Xinhua on April 6 quoted Chen Deming, deputy director with the National Development and Reform Commission (NDRC), saying at a financial conference in Chengdu that excessive liquidity is a big problem for the Chinese economy, and the situation worsened in the first two months. The consumer price index (CPI) was up by 2.7% in February on a year ago. The PBOC is also trying to curb bank lending, which was up over 17% year-on-year, to control excess monetary credit.

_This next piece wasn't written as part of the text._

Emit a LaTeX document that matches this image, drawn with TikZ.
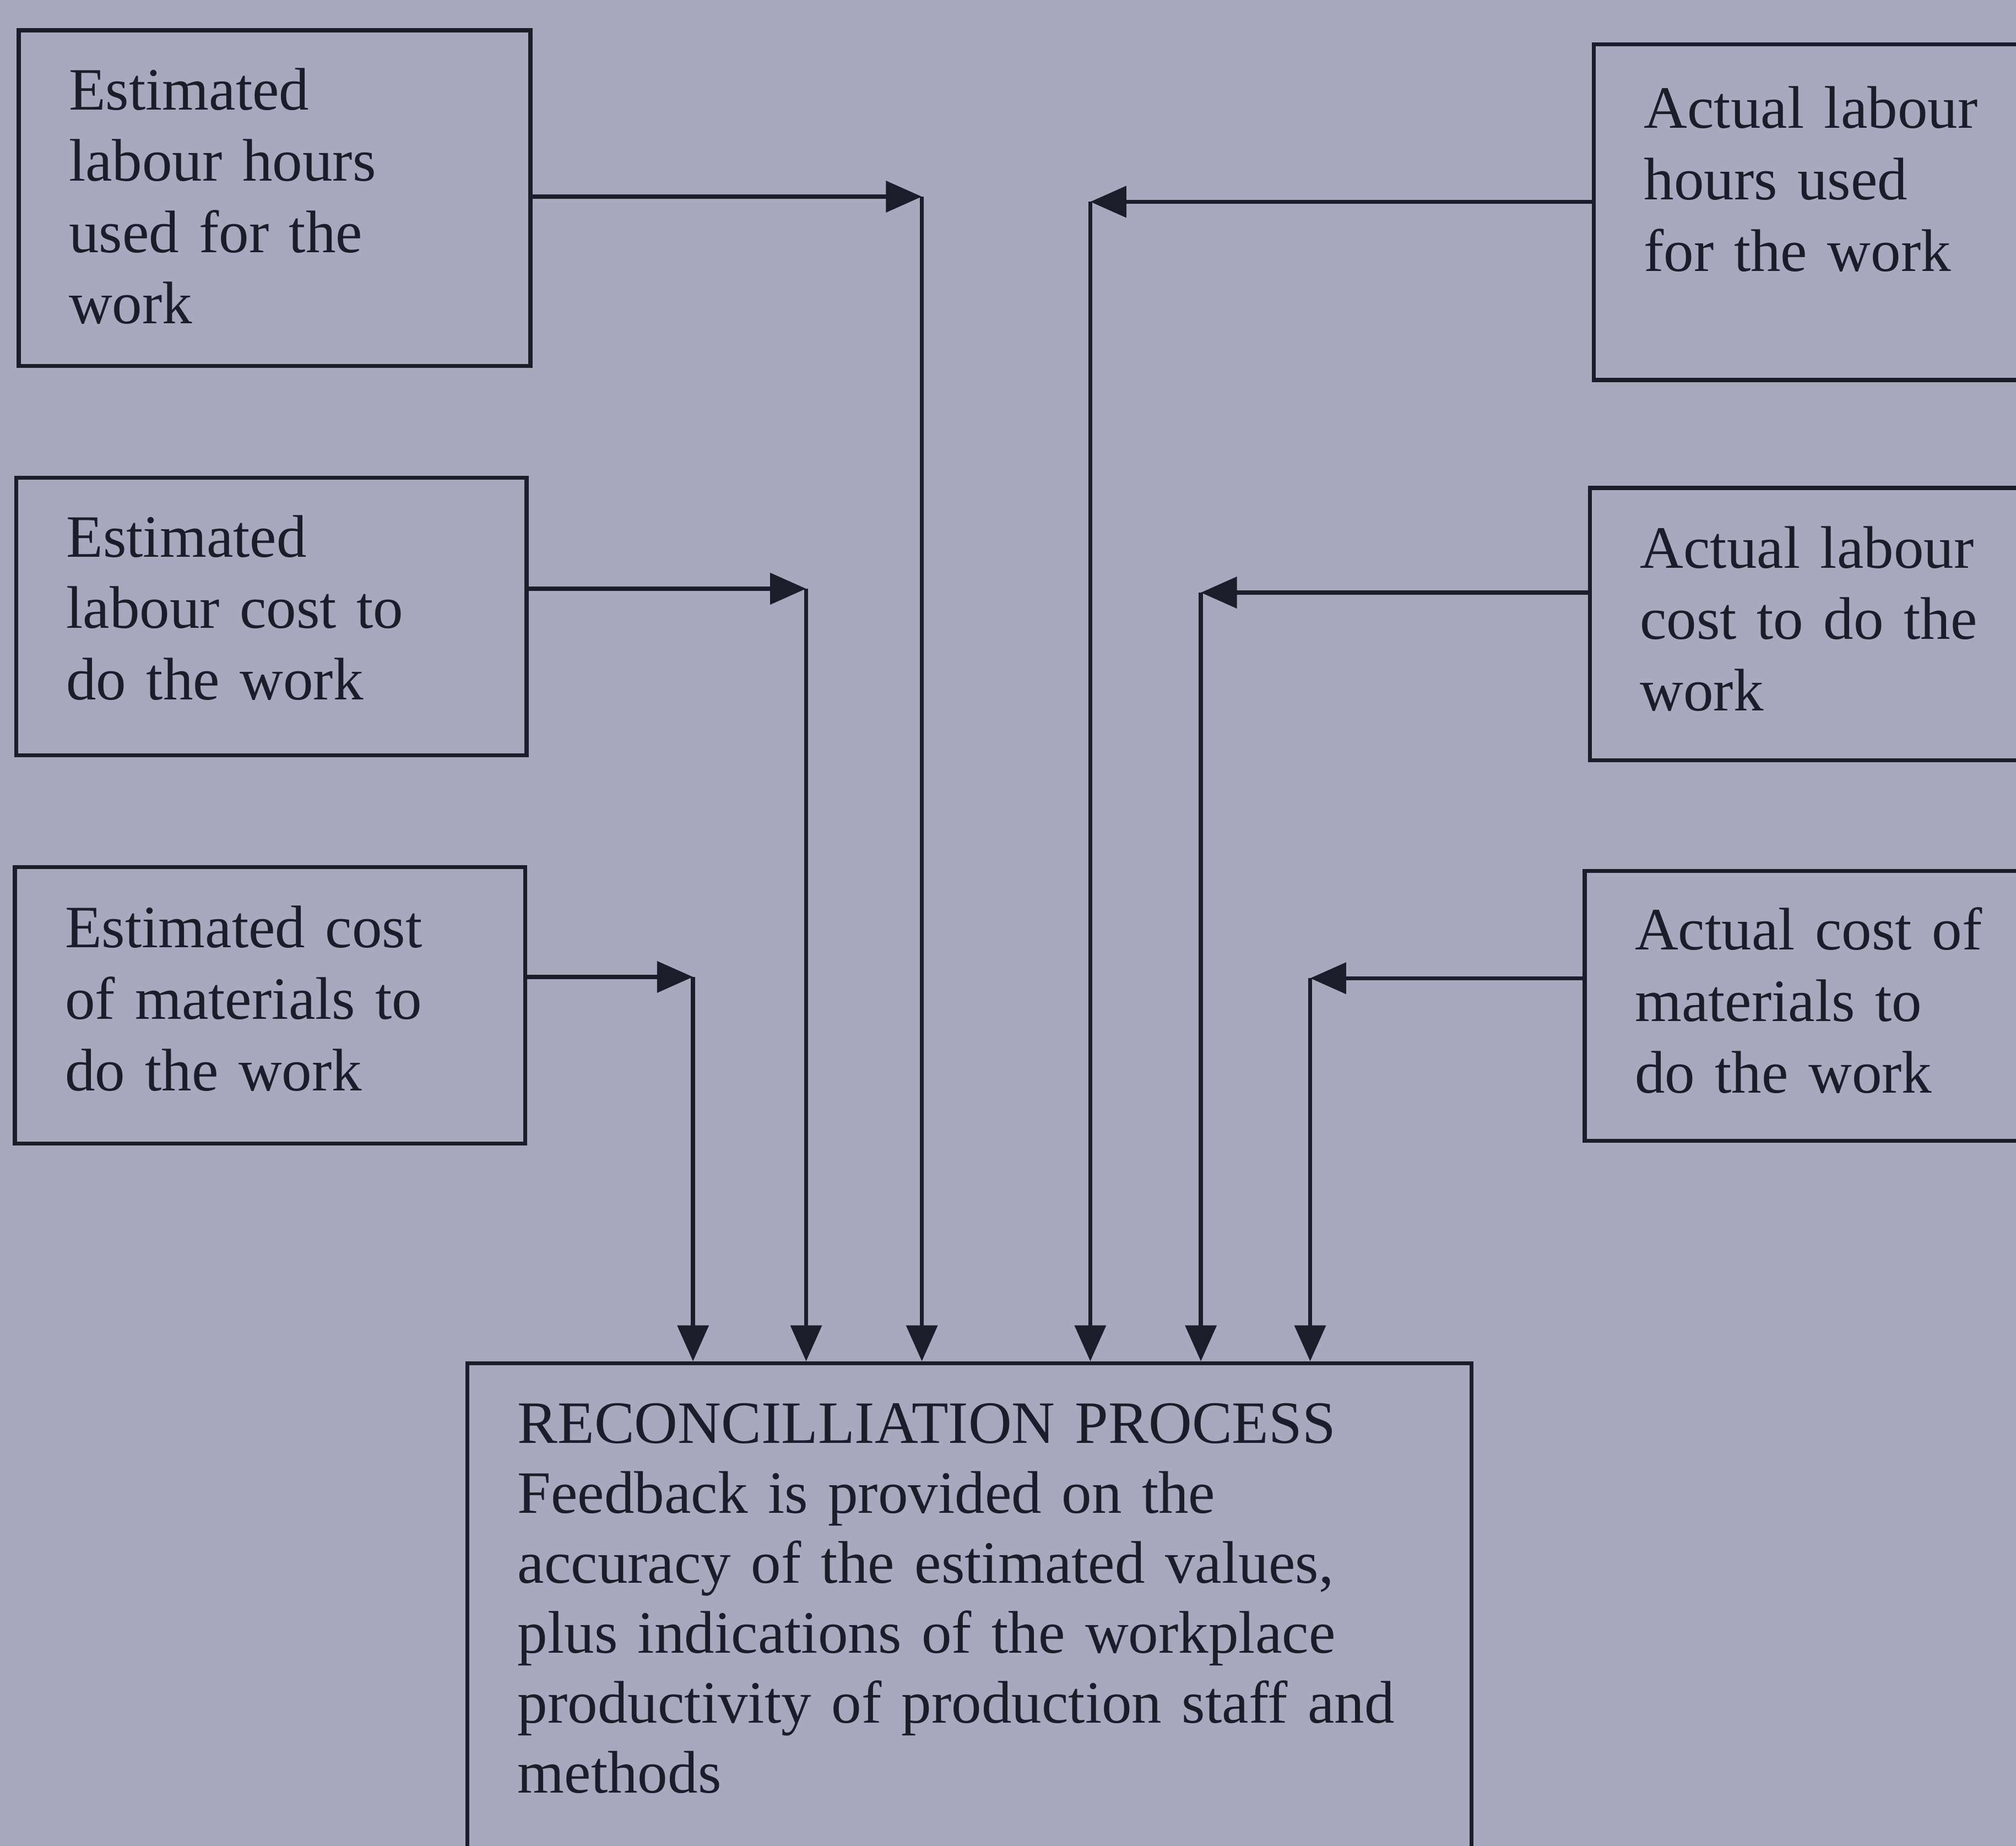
\documentclass[tikz,border=0pt]{standalone}
\usepackage{fontspec}
\setmainfont{Liberation Serif}
\usepackage{tikz}
\usetikzlibrary{arrows.meta,calc,positioning}

\definecolor{paper}{RGB}{170,168,190}
\definecolor{ink}{RGB}{28,28,42}

\begin{document}
\begin{tikzpicture}[
  box/.style={draw=ink, line width=0.9pt, text=ink, align=left, anchor=north west,
    inner xsep=0.39cm, font=\fontsize{13.3}{15.8}\selectfont},
  tip/.style={ink, line width=0.9pt, -{Triangle[length=0.28cm,width=0.24cm]}}]
\clip (0,0) rectangle (15.68,14.36);
\fill[paper] (0,0) rectangle (15.68,14.36);

% Estimated values
\node[box, text width=3.2cm, minimum height=2.61cm, text depth=1.70cm] (est1) at (0.13,14.14)
  {Estimated\\labour hours\\used for the\\work};
\node[box, text width=3.19cm, minimum height=2.16cm, text depth=1.25cm] (est2) at (0.11,10.66)
  {Estimated\\labour cost to\\do the work};
\node[box, text width=3.19cm, minimum height=2.15cm, text depth=1.22cm] (est3) at (0.10,7.63)
  {Estimated cost\\of materials to\\do the work};

% Actual values
\node[box, text width=3.3cm, minimum height=2.61cm, text depth=1.63cm] (act1) at (12.38,14.03)
  {Actual labour\\hours used\\for the work};
\node[box, text width=3.3cm, minimum height=2.12cm, text depth=1.20cm] (act2) at (12.35,10.58)
  {Actual labour\\cost to do the\\work};
\node[box, text width=3.3cm, minimum height=2.10cm, text depth=1.20cm] (act3) at (12.31,7.60)
  {Actual cost of\\materials to\\do the work};

% Reconciliation
\node[box, text width=7.03cm, inner ysep=0.31cm, text depth=3.72cm,
  font=\fontsize{13.3}{15.5}\selectfont] (rec) at (3.62,3.77)
  {RECONCILLIATION PROCESS\\Feedback is provided on the\\accuracy of the estimated values,\\plus indications of the workplace\\productivity of production staff and\\methods};

% Corners
\coordinate (k1) at (7.17,12.83);
\coordinate (k2) at (6.27,9.78);
\coordinate (k3) at (5.39,6.76);
\coordinate (k4) at (8.48,12.79);
\coordinate (k5) at (9.34,9.75);
\coordinate (k6) at (10.19,6.75);

% Connectors
\draw[tip] (est1.east |- k1) -- (k1);
\draw[tip] (k1) -- (k1 |- rec.north);
\draw[tip] (est2.east |- k2) -- (k2);
\draw[tip] (k2) -- (k2 |- rec.north);
\draw[tip] (est3.east |- k3) -- (k3);
\draw[tip] (k3) -- (k3 |- rec.north);
\draw[tip] (act1.west |- k4) -- (k4);
\draw[tip] (k4) -- (k4 |- rec.north);
\draw[tip] (act2.west |- k5) -- (k5);
\draw[tip] (k5) -- (k5 |- rec.north);
\draw[tip] (act3.west |- k6) -- (k6);
\draw[tip] (k6) -- (k6 |- rec.north);
\end{tikzpicture}
\end{document}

China Will Not Pull Out of Dollar

China's new foreign exchange investment agency will not suddenly pull out of the dollar, an economist at an important Chinese think tank, the Institute of World Economics and Politics at the Chinese Academy of Social Sciences, emphasized. He Fan was quoted in the Peoples Daily April 6 saying that the new agency will only make gradual changes in the composition of China's forex. "Initially, the portfolio of the foreign reserve agency could include a large proportion of U.S. Treasuries ... and any move in reducing the holdings of U.S. Treasuries will be gradual and cautious," He Fan said. The composition of the reserves is a state secret, but it is presumed that at least 66% of China's reserves are in low-risk dollar bonds. He Fan said that China would have little incentive to sell off dollars, because that would bring down the value of its dollar-denominated assets.